The Challenges of Being an Empath
By Teyhou Smyth, Psychology Today
“People on the highest end of the empathy scale sometimes experience a lot of difficulty as a result of their ability to feel for others. Being empathic is a gift in many ways, but too much of a good thing, in this case, can cause a lot of distress.”
Science Finally Has a Good Idea about Why We Stutter
By Karen Hopkin, Scientific American
“Now, studying a neurocomputational model of this complex process, researchers have found that stuttering stems from a glitch in the neural circuit that initiates speech.
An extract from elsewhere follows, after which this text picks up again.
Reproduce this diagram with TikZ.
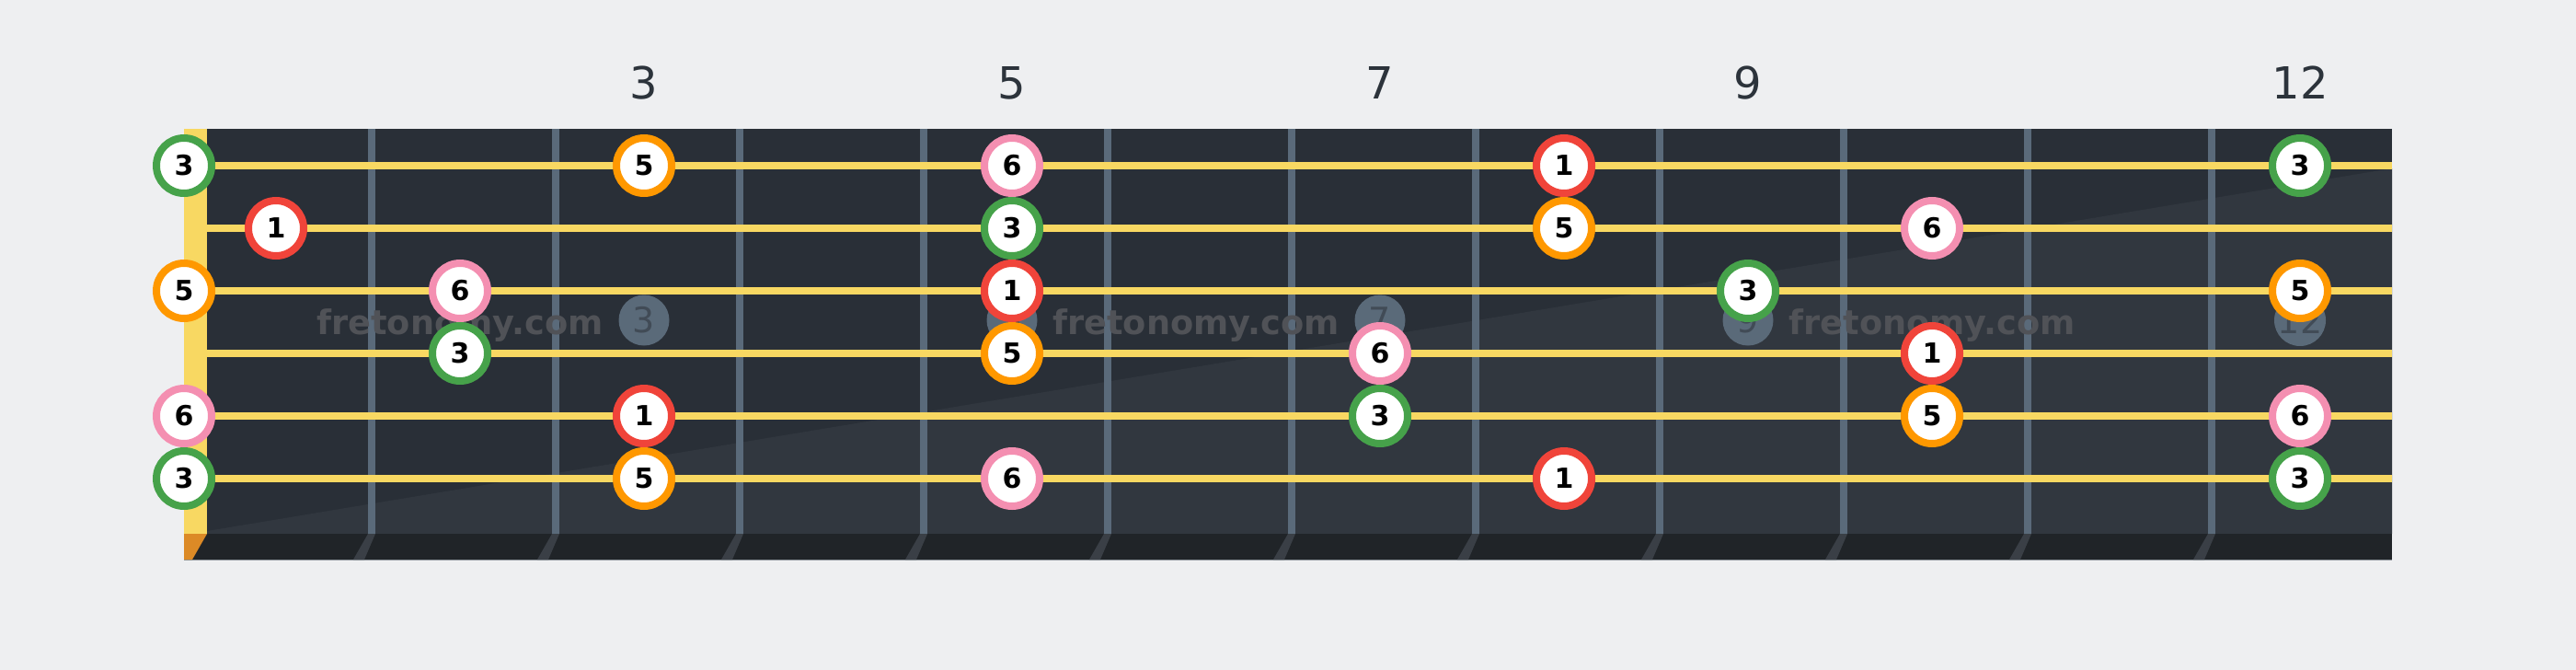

They presented their findings at the Meeting of the Acoustical Society of America. [F. Guenther et al., Stuttering Starts at Speech Initiation, Not Due to Impaired Motor Skills]”
Record-breaking simulation hints at how climate shaped human migration
By Freda Kreier, Nature
“The finding is one of many to come out of the largest model so far to investigate how changes in Earth’s movement have influenced climate and human evolution, published in Nature today. “This is another brick in the wall to support the role of climate in shaping human ancestry,” says Peter de Menocal, director of the Woods Hole Oceanographic Institution in Falmouth, Massachusetts.”